This by Steve Mavrantonis writing in the Australian Communist Party weekly, the Guardian.
The referendum solved nothing
Greek voters rejected the proposal of the European Union in the referendum held on Sunday July 5. The No vote was 61.5 % and the Yes 38.5%. there were however 5.5% of “informal votes” which opted for a different solution. In addition, the sum total of those who did not vote, or voted informally, was 41.3%.
The direct result of the outcome of the referendum was the resignation of the leader of the conservative opposition leader, A Samaras, and the announcement that the negotiations with the European institutions and the IMF will continue. As the Guardian goes to press an EU summit meeting has been called in an attempt to finalise an agreement.
The referendum in essence did not solve any of the pressing problems of Greece. The way the referendum questions were set by the Greek government made it impossible for any decision to alter in any meaningful way the present situation.
The Greek people were asked to either accept the new agreement offered by the “three institutions” or Troika – European Commission, IMF, European Central Bank – by voting Yes, or to reject it and accept the proposal of the Greek government, by voting No.
In essence however the differences between the two proposals were so minor and unworthy that it remains a mystery to a lot of people as to why it was necessary to make use of the referendum provisions of the constitution. The governing party of SYRIZA had its own reasons for wanting to extract a favourable decision by the people, thus making the people “an accessory” to the criminal game played at the expense of all working people.

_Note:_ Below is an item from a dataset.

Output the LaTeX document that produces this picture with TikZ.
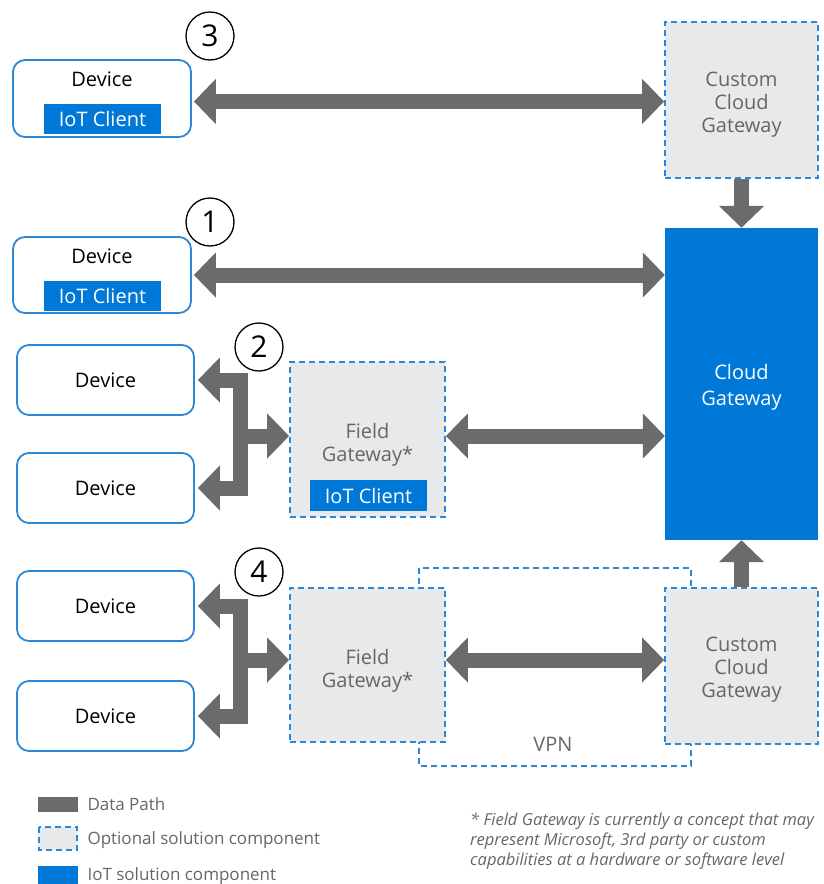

When the present government was elected, five months ago, it promised the people to end the Memorandums, the policies of austerity, to end unemployment, to restore pensions, wages and stop the control of the economy by the Troika.
None of these promises were fulfilled and the negotiations with the European partners, despite the serious and unacceptable, compromises of the government, had reached a stalemate.
The Greek government was thus looking for a way out of the difficult situation, for an escape route, so the referendum was conceived as the best way to provide that escape route and shift any responsibility for the consequences of either vote upon the people.
Both proposals the people were asked to vote for were full of anti-people measures, austerity policies, increased taxes and further stagnation of the Greek economy. Both proposals were so bad that the General Secretary of the Communist Party of Greece (KKE), stated in Parliament, during the discussion on the referendum, “One (proposal) is a very bad memorandum, an Armageddon for the people, while the other is a very bad memorandum, a guillotine for the people”.
The position of KKE
By decision of its Central Committee the KKE took a position of voting against both proposals and indeed to use its own ballot paper which voted No for both proposals and Yes to the disengagement from the European Union with the people in power.
The government and the Electoral Board decided that any such ballot papers would be counted as “informal”. Therefore the high percentage of informal votes, as shown in the official results is the result of all the votes cast by the supporters of the KKE.
The CC of the KKE in its declaration to the people states that the government “mocks” the people “When it invokes respect of the popular will. The will of the people all these years was to get itself rid off the memorandums, the laws implementing them, while the government with its proposal to the institutions maintains and strengthens them.
“When it speaks of peoples’ sovereignty, while the keys of the economy are held by the ruling class, whom the government supports with its policy.
“When it claims that there exists a solution to the benefit of the people inside the EU, that it is possible for this alliance of wolves to change”.
It is self evident that the result of the referendum can not change the critical economic and political situation in Greece, when the government expects to go immediately to the negotiating table with the same representatives of the creditors and sign a new agreement which will prolong poverty, unemployment and insecurity for the Greek people.
Real change can only come about as a result of the persistent, organised class struggle of the people for the unilateral write-off of the foreign debt, which is unserviceable and has been already paid off many times over, the disengagement from the EU and the election of a peoples’ government that will nationalise and utilise the country’s resources for satisfying the needs of the people.